* [Exercise instructions]:
Reproduce the material below line by line, beginning with its first line and ending with the line that contains "(0,0) rectangle (963,1063);"; leave out pictures.
--- Start of Data block ---
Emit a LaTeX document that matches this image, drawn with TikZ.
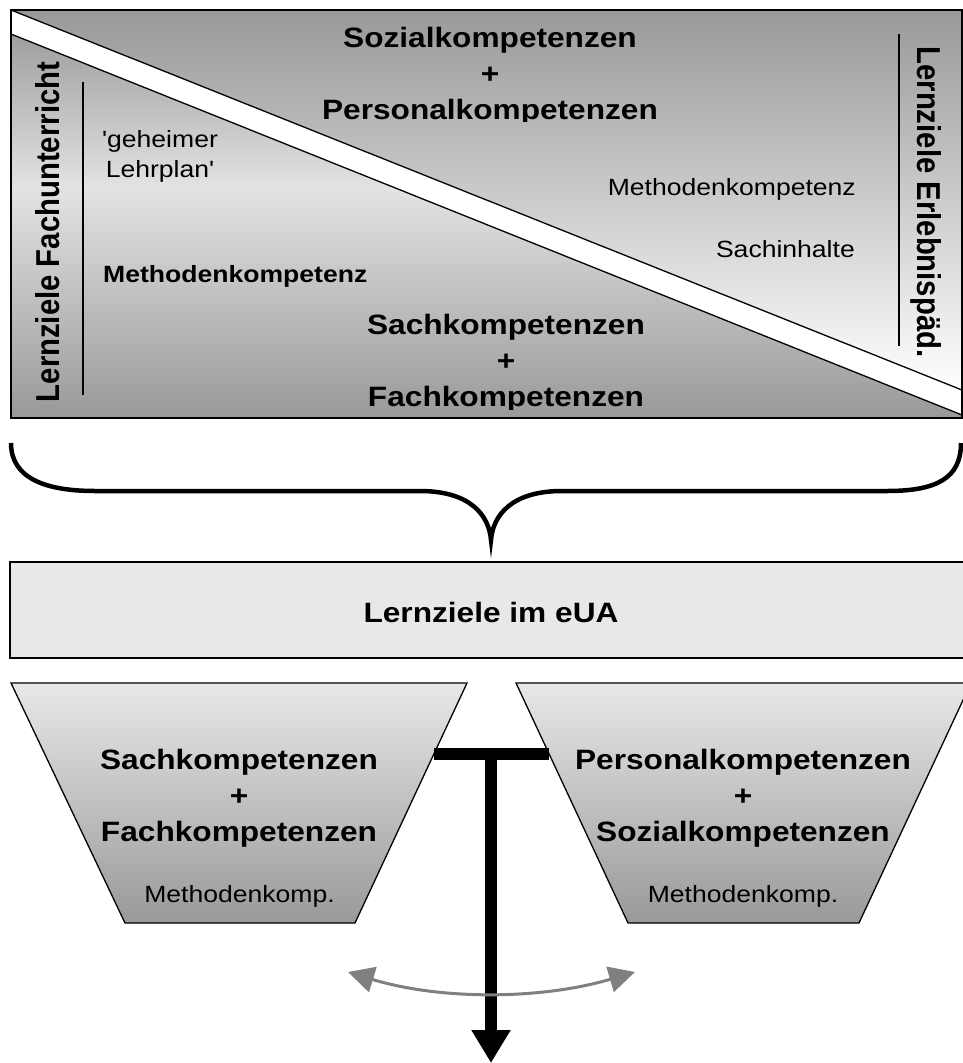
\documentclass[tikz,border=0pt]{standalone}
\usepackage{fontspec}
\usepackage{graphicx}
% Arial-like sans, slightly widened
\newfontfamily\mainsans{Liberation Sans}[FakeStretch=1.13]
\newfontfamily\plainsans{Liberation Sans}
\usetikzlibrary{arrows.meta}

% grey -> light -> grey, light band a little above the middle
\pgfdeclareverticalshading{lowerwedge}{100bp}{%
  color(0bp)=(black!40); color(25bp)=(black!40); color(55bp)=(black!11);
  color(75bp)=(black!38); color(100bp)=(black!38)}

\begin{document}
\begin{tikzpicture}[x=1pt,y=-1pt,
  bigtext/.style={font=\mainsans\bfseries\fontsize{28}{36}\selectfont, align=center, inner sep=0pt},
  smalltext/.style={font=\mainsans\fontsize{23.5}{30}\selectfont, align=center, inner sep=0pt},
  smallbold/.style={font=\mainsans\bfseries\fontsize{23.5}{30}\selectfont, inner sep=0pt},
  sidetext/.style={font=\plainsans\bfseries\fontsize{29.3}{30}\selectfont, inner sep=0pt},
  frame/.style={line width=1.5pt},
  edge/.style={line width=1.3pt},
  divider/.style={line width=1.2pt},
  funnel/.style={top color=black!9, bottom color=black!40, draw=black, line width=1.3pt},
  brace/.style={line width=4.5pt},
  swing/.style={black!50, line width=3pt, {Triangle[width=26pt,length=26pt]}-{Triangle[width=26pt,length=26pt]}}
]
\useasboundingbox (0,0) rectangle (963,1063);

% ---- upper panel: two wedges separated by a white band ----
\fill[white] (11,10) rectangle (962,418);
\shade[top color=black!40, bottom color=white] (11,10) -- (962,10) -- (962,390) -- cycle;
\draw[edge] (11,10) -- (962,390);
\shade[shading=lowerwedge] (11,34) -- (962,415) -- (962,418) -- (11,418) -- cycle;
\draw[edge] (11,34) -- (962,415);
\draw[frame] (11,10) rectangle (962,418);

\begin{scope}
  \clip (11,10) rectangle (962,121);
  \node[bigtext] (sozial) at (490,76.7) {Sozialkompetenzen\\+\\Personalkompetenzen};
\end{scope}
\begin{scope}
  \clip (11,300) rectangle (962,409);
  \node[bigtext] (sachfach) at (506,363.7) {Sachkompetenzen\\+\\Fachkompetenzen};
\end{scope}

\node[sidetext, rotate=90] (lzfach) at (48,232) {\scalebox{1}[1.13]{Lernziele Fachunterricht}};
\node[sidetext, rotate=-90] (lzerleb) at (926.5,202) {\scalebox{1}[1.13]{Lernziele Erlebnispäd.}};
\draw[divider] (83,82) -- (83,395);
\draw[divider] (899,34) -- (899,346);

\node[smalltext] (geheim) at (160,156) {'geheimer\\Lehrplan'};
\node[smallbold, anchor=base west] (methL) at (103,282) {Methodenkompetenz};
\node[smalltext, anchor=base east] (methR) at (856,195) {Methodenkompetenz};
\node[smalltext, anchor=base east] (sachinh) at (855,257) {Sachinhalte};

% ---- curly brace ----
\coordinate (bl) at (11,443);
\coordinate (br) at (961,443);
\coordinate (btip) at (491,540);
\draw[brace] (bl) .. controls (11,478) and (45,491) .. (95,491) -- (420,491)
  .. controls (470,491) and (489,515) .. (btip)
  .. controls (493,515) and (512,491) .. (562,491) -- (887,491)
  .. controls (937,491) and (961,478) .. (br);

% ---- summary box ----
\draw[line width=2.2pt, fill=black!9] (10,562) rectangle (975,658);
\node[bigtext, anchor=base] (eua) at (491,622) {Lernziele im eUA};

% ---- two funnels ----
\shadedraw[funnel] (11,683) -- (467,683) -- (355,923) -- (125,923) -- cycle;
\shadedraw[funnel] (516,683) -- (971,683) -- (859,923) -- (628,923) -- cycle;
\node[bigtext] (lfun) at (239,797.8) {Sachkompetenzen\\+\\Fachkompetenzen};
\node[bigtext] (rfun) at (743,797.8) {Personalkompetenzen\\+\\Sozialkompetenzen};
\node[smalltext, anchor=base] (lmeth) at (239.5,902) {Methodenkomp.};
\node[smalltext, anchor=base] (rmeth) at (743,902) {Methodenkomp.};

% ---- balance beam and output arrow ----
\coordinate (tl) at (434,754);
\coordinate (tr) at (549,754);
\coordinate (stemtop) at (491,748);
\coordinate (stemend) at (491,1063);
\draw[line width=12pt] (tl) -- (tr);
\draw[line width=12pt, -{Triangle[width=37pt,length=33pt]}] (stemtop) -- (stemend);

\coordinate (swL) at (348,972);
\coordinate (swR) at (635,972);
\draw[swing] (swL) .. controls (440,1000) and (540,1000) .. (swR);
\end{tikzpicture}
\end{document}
--- End of Data block ---
* [Finished exercise]:
Emit a LaTeX document that matches this image, drawn with TikZ.
\documentclass[tikz,border=0pt]{standalone}
\usepackage{fontspec}
\usepackage{graphicx}
% Arial-like sans, slightly widened
\newfontfamily\mainsans{Liberation Sans}[FakeStretch=1.13]
\newfontfamily\plainsans{Liberation Sans}
\usetikzlibrary{arrows.meta}

% grey -> light -> grey, light band a little above the middle
\pgfdeclareverticalshading{lowerwedge}{100bp}{%
  color(0bp)=(black!40); color(25bp)=(black!40); color(55bp)=(black!11);
  color(75bp)=(black!38); color(100bp)=(black!38)}

\begin{document}
\begin{tikzpicture}[x=1pt,y=-1pt,
  bigtext/.style={font=\mainsans\bfseries\fontsize{28}{36}\selectfont, align=center, inner sep=0pt},
  smalltext/.style={font=\mainsans\fontsize{23.5}{30}\selectfont, align=center, inner sep=0pt},
  smallbold/.style={font=\mainsans\bfseries\fontsize{23.5}{30}\selectfont, inner sep=0pt},
  sidetext/.style={font=\plainsans\bfseries\fontsize{29.3}{30}\selectfont, inner sep=0pt},
  frame/.style={line width=1.5pt},
  edge/.style={line width=1.3pt},
  divider/.style={line width=1.2pt},
  funnel/.style={top color=black!9, bottom color=black!40, draw=black, line width=1.3pt},
  brace/.style={line width=4.5pt},
  swing/.style={black!50, line width=3pt, {Triangle[width=26pt,length=26pt]}-{Triangle[width=26pt,length=26pt]}}
]
\useasboundingbox (0,0) rectangle (963,1063);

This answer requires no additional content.